Images are not part of the copy; write out the rest of the data exactly as given.

- - - - -

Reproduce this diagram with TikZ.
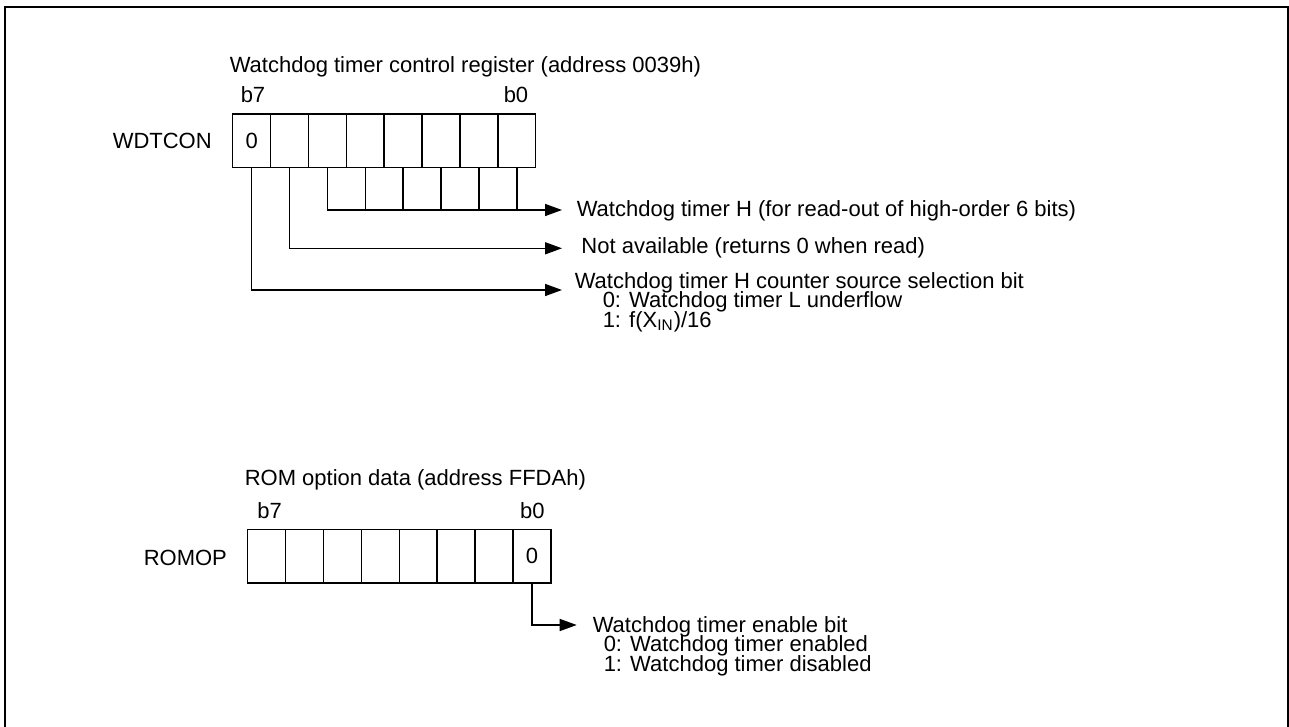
\documentclass[tikz,border=0pt]{standalone}
\usepackage{fontspec}
\setmainfont{Liberation Sans}
\usetikzlibrary{arrows.meta}
\newcommand\tightlines{\lineskiplimit=-100pt\relax}
\begin{document}
\begin{tikzpicture}[x=0.5pt, y=-0.5pt, line width=0.75pt,
  cell/.style = {draw, rectangle, minimum width=18.95pt, minimum height=26.6pt, inner sep=0pt, outer sep=0pt},
  txt/.style = {inner sep=0pt, anchor=base west, font=\fontsize{11}{9.6}\selectfont\tightlines},
  lst/.style = {txt, align=left},
  arr/.style = {-{Triangle[length=8.5pt, width=6pt]}}]
\useasboundingbox (0,0) rectangle (1289,727);
\draw[line width=0.85pt] (5,7) rectangle (1288,745);

% WDTCON register
\node[txt] (wdttitle) at (229,73) {Watchdog timer control register (address 0039h)};
\node[txt] (wdtb7) at (240,102.7) {b7};
\node[txt] (wdtb0) at (503,102.7) {b0};
\node[txt] (wdtname) at (112,148.3) {WDTCON};
\foreach \b in {7,...,0}
  \node[cell] (wdt\b) at ({232.7+(7.5-\b)*37.875}, 140.7) {};
\node[txt, anchor=center] (wdtzero) at (wdt7) {0};

\coordinate (eH) at (562,210);
\coordinate (e6) at (562,248.3);
\coordinate (e7) at (562,290);
\foreach \b in {4,...,0}
  \draw (wdt\b.south) -- (wdt\b.south |- eH);
\draw[arr] (wdt5.south) |- (eH);
\draw[arr] (wdt6.south) |- (e6);
\draw[arr] (wdt7.south) |- (e7);

\node[txt] (wdttH) at (576,216.7) {Watchdog timer H (for read-out of high-order 6 bits)};
\node[txt] (wdtna) at (580.7,253.3) {Not available (returns 0 when read)};
% base of a multi-line node is its last line
\node[lst] (wdtsel) at (574,327) {Watchdog timer H counter source selection bit\\
  \hspace*{14pt}0: Watchdog timer L underflow\\
  \hspace*{14pt}1: f(X\textsubscript{IN})/16};

% ROMOP
\node[txt] (romtitle) at (244,485) {ROM option data (address FFDAh)};
\node[txt] (romb7) at (256.7,518.3) {b7};
\node[txt] (romb0) at (519.3,518.3) {b0};
\node[txt] (romname) at (143,565) {ROMOP};
\foreach \b in {7,...,0}
  \node[cell] (rom\b) at ({247.7+(7.5-\b)*37.9}, 556.3) {};
\node[txt, anchor=center] (romzero) at (rom0) {0};

\coordinate (e0) at (576.7,625);
\draw[arr] (rom0.south) |- (e0);
\node[lst] (romen) at (592,671) {Watchdog timer enable bit\\
  \hspace*{5.5pt}0: Watchdog timer enabled\\
  \hspace*{5.5pt}1: Watchdog timer disabled};
\end{tikzpicture}
\end{document}
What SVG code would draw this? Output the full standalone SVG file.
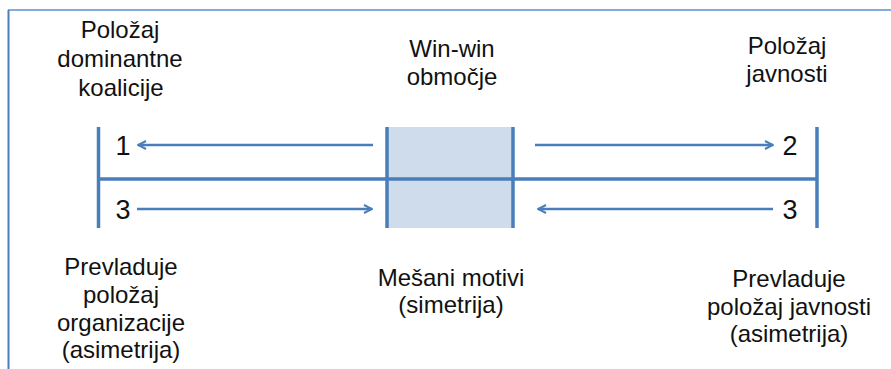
<svg xmlns="http://www.w3.org/2000/svg" width="891" height="369" viewBox="0 0 891 369">
<defs>
<style>
.t{font-family:"Liberation Sans",Arial,sans-serif;font-size:24px;fill:#111;text-anchor:middle}
.n{font-family:"Liberation Sans",Arial,sans-serif;font-size:27px;fill:#111;text-anchor:middle}
.ax{stroke:#4A7EBB;stroke-width:3.5;fill:none}
.ar{stroke:#4A7EBB;stroke-width:2.5;fill:none;marker-end:url(#ah)}
</style>
<marker id="ah" viewBox="0 0 10 10" refX="9" refY="5" markerWidth="4" markerHeight="4" orient="auto" markerUnits="strokeWidth">
<path d="M1,1 L9,5 L1,9" fill="none" stroke="#4A7EBB" stroke-width="2"/>
</marker>
</defs>
<rect width="891" height="369" fill="#fff"/>
<g id="frame">
<line x1="8" y1="10" x2="891" y2="10" stroke="#5B8FD0" stroke-width="1.5"/>
<line x1="8.5" y1="10" x2="8.5" y2="369" stroke="#4A7EBB" stroke-width="2"/>
</g>
<g id="winwin-zone">
<rect x="387" y="127" width="126" height="101" fill="#CFDCEC"/>
</g>
<g id="connectors">
<line class="ax" x1="98.5" y1="127" x2="98.5" y2="228"/>
<line class="ax" x1="817" y1="127" x2="817" y2="228"/>
<line class="ax" x1="387" y1="127" x2="387" y2="228"/>
<line class="ax" x1="513" y1="127" x2="513" y2="228"/>
<line class="ax" x1="98.5" y1="179" x2="817" y2="179"/>
<line class="ar" x1="373" y1="145" x2="138" y2="145"/>
<line class="ar" x1="535" y1="145" x2="773" y2="145"/>
<line class="ar" x1="137" y1="209" x2="372" y2="209"/>
<line class="ar" x1="773" y1="209" x2="538" y2="209"/>
</g>
<g id="n1"><text class="n" x="123" y="155">1</text></g>
<g id="n2"><text class="n" x="790" y="155">2</text></g>
<g id="n3-left"><text class="n" x="123" y="219">3</text></g>
<g id="n3-right"><text class="n" x="790" y="219">3</text></g>
<g id="label-coalition">
<text class="t" x="120" y="38">Položaj</text>
<text class="t" x="120" y="67">dominantne</text>
<text class="t" x="121" y="96">koalicije</text>
</g>
<g id="label-winwin">
<text class="t" x="452" y="57">Win-win</text>
<text class="t" x="452" y="85">območje</text>
</g>
<g id="label-public">
<text class="t" x="787" y="54">Položaj</text>
<text class="t" x="787" y="82">javnosti</text>
</g>
<g id="label-org">
<text class="t" x="121" y="275">Prevladuje</text>
<text class="t" x="121" y="303">položaj</text>
<text class="t" x="121" y="331">organizacije</text>
<text class="t" x="121" y="358">(asimetrija)</text>
</g>
<g id="label-mixed">
<text class="t" x="451" y="286">Mešani motivi</text>
<text class="t" x="451" y="313">(simetrija)</text>
</g>
<g id="label-public-dom">
<text class="t" x="789" y="287">Prevladuje</text>
<text class="t" x="789" y="315">položaj javnosti</text>
<text class="t" x="789" y="342">(asimetrija)</text>
</g>
</svg>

- - - - -

*Worked solution:*
Reproduce this diagram with TikZ.
\documentclass[tikz,border=0pt]{standalone}
\usepackage{fontspec}
\setmainfont{Liberation Sans}
\usetikzlibrary{arrows.meta}
\newcommand\tightlines{\lineskiplimit=-100pt\relax}
\begin{document}
\begin{tikzpicture}[x=0.5pt, y=-0.5pt, line width=0.75pt,
  cell/.style = {draw, rectangle, minimum width=18.95pt, minimum height=26.6pt, inner sep=0pt, outer sep=0pt},
  txt/.style = {inner sep=0pt, anchor=base west, font=\fontsize{11}{9.6}\selectfont\tightlines},
  lst/.style = {txt, align=left},
  arr/.style = {-{Triangle[length=8.5pt, width=6pt]}}]
\useasboundingbox (0,0) rectangle (1289,727);
\draw[line width=0.85pt] (5,7) rectangle (1288,745);

% WDTCON register
\node[txt] (wdttitle) at (229,73) {Watchdog timer control register (address 0039h)};
\node[txt] (wdtb7) at (240,102.7) {b7};
\node[txt] (wdtb0) at (503,102.7) {b0};
\node[txt] (wdtname) at (112,148.3) {WDTCON};
\foreach \b in {7,...,0}
  \node[cell] (wdt\b) at ({232.7+(7.5-\b)*37.875}, 140.7) {};
\node[txt, anchor=center] (wdtzero) at (wdt7) {0};

\coordinate (eH) at (562,210);
\coordinate (e6) at (562,248.3);
\coordinate (e7) at (562,290);
\foreach \b in {4,...,0}
  \draw (wdt\b.south) -- (wdt\b.south |- eH);
\draw[arr] (wdt5.south) |- (eH);
\draw[arr] (wdt6.south) |- (e6);
\draw[arr] (wdt7.south) |- (e7);

\node[txt] (wdttH) at (576,216.7) {Watchdog timer H (for read-out of high-order 6 bits)};
\node[txt] (wdtna) at (580.7,253.3) {Not available (returns 0 when read)};
% base of a multi-line node is its last line
\node[lst] (wdtsel) at (574,327) {Watchdog timer H counter source selection bit\\
  \hspace*{14pt}0: Watchdog timer L underflow\\
  \hspace*{14pt}1: f(X\textsubscript{IN})/16};

% ROMOP
\node[txt] (romtitle) at (244,485) {ROM option data (address FFDAh)};
\node[txt] (romb7) at (256.7,518.3) {b7};
\node[txt] (romb0) at (519.3,518.3) {b0};
\node[txt] (romname) at (143,565) {ROMOP};
\foreach \b in {7,...,0}
  \node[cell] (rom\b) at ({247.7+(7.5-\b)*37.9}, 556.3) {};
\node[txt, anchor=center] (romzero) at (rom0) {0};

\coordinate (e0) at (576.7,625);
\draw[arr] (rom0.south) |- (e0);
\node[lst] (romen) at (592,671) {Watchdog timer enable bit\\
  \hspace*{5.5pt}0: Watchdog timer enabled\\
  \hspace*{5.5pt}1: Watchdog timer disabled};
\end{tikzpicture}
\end{document}
What SVG code would draw this? Output the full standalone SVG file.
<svg xmlns="http://www.w3.org/2000/svg" width="891" height="369" viewBox="0 0 891 369">
<defs>
<style>
.t{font-family:"Liberation Sans",Arial,sans-serif;font-size:24px;fill:#111;text-anchor:middle}
.n{font-family:"Liberation Sans",Arial,sans-serif;font-size:27px;fill:#111;text-anchor:middle}
.ax{stroke:#4A7EBB;stroke-width:3.5;fill:none}
.ar{stroke:#4A7EBB;stroke-width:2.5;fill:none;marker-end:url(#ah)}
</style>
<marker id="ah" viewBox="0 0 10 10" refX="9" refY="5" markerWidth="4" markerHeight="4" orient="auto" markerUnits="strokeWidth">
<path d="M1,1 L9,5 L1,9" fill="none" stroke="#4A7EBB" stroke-width="2"/>
</marker>
</defs>
<rect width="891" height="369" fill="#fff"/>
<g id="frame">
<line x1="8" y1="10" x2="891" y2="10" stroke="#5B8FD0" stroke-width="1.5"/>
<line x1="8.5" y1="10" x2="8.5" y2="369" stroke="#4A7EBB" stroke-width="2"/>
</g>
<g id="winwin-zone">
<rect x="387" y="127" width="126" height="101" fill="#CFDCEC"/>
</g>
<g id="connectors">
<line class="ax" x1="98.5" y1="127" x2="98.5" y2="228"/>
<line class="ax" x1="817" y1="127" x2="817" y2="228"/>
<line class="ax" x1="387" y1="127" x2="387" y2="228"/>
<line class="ax" x1="513" y1="127" x2="513" y2="228"/>
<line class="ax" x1="98.5" y1="179" x2="817" y2="179"/>
<line class="ar" x1="373" y1="145" x2="138" y2="145"/>
<line class="ar" x1="535" y1="145" x2="773" y2="145"/>
<line class="ar" x1="137" y1="209" x2="372" y2="209"/>
<line class="ar" x1="773" y1="209" x2="538" y2="209"/>
</g>
<g id="n1"><text class="n" x="123" y="155">1</text></g>
<g id="n2"><text class="n" x="790" y="155">2</text></g>
<g id="n3-left"><text class="n" x="123" y="219">3</text></g>
<g id="n3-right"><text class="n" x="790" y="219">3</text></g>
<g id="label-coalition">
<text class="t" x="120" y="38">Položaj</text>
<text class="t" x="120" y="67">dominantne</text>
<text class="t" x="121" y="96">koalicije</text>
</g>
<g id="label-winwin">
<text class="t" x="452" y="57">Win-win</text>
<text class="t" x="452" y="85">območje</text>
</g>
<g id="label-public">
<text class="t" x="787" y="54">Položaj</text>
<text class="t" x="787" y="82">javnosti</text>
</g>
<g id="label-org">
<text class="t" x="121" y="275">Prevladuje</text>
<text class="t" x="121" y="303">položaj</text>
<text class="t" x="121" y="331">organizacije</text>
<text class="t" x="121" y="358">(asimetrija)</text>
</g>
<g id="label-mixed">
<text class="t" x="451" y="286">Mešani motivi</text>
<text class="t" x="451" y="313">(simetrija)</text>
</g>
<g id="label-public-dom">
<text class="t" x="789" y="287">Prevladuje</text>
<text class="t" x="789" y="315">položaj javnosti</text>
<text class="t" x="789" y="342">(asimetrija)</text>
</g>
</svg>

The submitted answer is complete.